Iran TV shows detained American-Iranian academics
TEHRAN, July 19 (Reuters) Iran's state television yesterday aired a programme featuring two detained American-Iranian academics accused of endangering national security in the Islamic state.
Iranian officials have suggested Haleh Esfandiari and Kian Tajbakhsh may have been involved in a US-backed plot to stage a ''velvet revolution'' in Iran. Rights groups and US officials had deplored Iran's plans to put the pair on television.
But in the first part of a documentary entitled ''In the Name of Democracy'' the two dual nationals, arrested separately in May while visiting Iran, did not make explicit confessions of conspiring to topple Tehran's clerical establishment.
''My job was to identify lecturers through contacting Iranians in America or contacting Iranian intellectuals when visiting Iran,'' said Esfandiari, an academic at the US-based Woodrow Wilson International Centre for Scholars.
''A network of these contacted speech-makers was created ...
The main aim was to identify key figures ... and to connect them to the network,'' said Esfandiari, who wore a black headscarf.

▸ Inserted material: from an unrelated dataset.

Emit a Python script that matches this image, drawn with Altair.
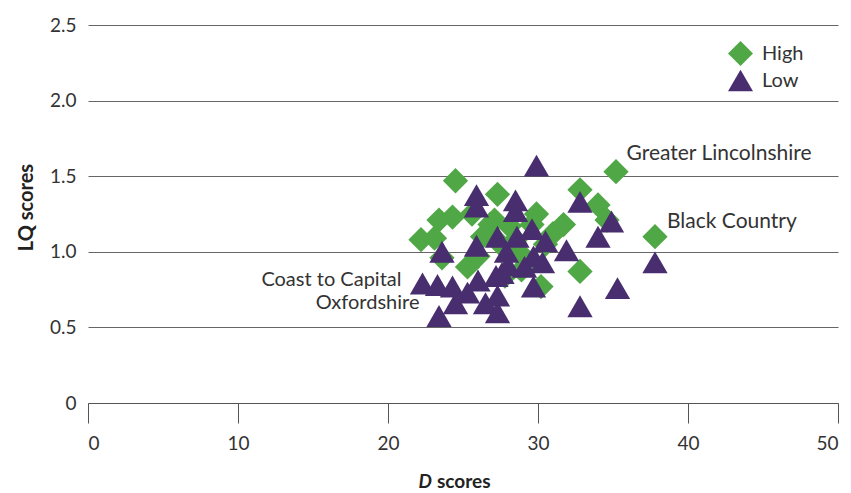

Tajbakhsh, a consultant with the Open Society Institute, founded by billionaire investor George Soros, said: ''My job was to give social, political and cultural advice to the centre about Iran.'' ''The fact that America's Congress financed (the) Soros (centre), shows the American government and the centre share the same views on Iran,'' he added, referring to a sheaf of notes.
Their comments were interspersed with images from popular uprisings in Georgia and Ukraine to imply that the United States had similar plans for Iran. The second part of the documentary will be shown tonight.
Although they are being held in Tehran's notorious Evin prison, the interviews with them were conducted in comfortably furnished rooms and both appeared relaxed and healthy.
State television's promotional clips of the programme on Monday outraged Washington which warned that any confessions which were broadcast would have no legitimacy.
Iran's judiciary said on Tuesday the statements made by Esfandiari and Tajbakhsh on television carried no legal weight.
PRESSURE MOUNTS Rights groups and Western diplomats say Iranian authorities have increased pressure on dissidents, intellectuals and critical journalists, adding this may in part be a response to mounting international pressure over its atomic programme.
The documentary made no mention of two other American-Iranians arrested this year on security-related charges, one of whom has been freed on bail.
The Woodrow Wilson Centre's president, Lee Hamilton, said on Tuesday Esfandiari has been held in solitary confinement, adding that ''any statements she may make without having had access to her lawyer would be coerced and have no legitimacy or standing.'' Iran and the United States are at odds over a range of issues, including Tehran's refusal to give up sensitive nuclear enrichment work, which it says will be used solely for power generation and not, as Washington believes, to make bombs.
Washington also accuses Tehran of backing militants in Iraq, a charge it denies, and US forces have been holding five Iranians in Iraq since January.
Nevertheless, the two countries have said they expect to sit down for fresh talks about Iraq soon, following a landmark meeting in Baghdad in May.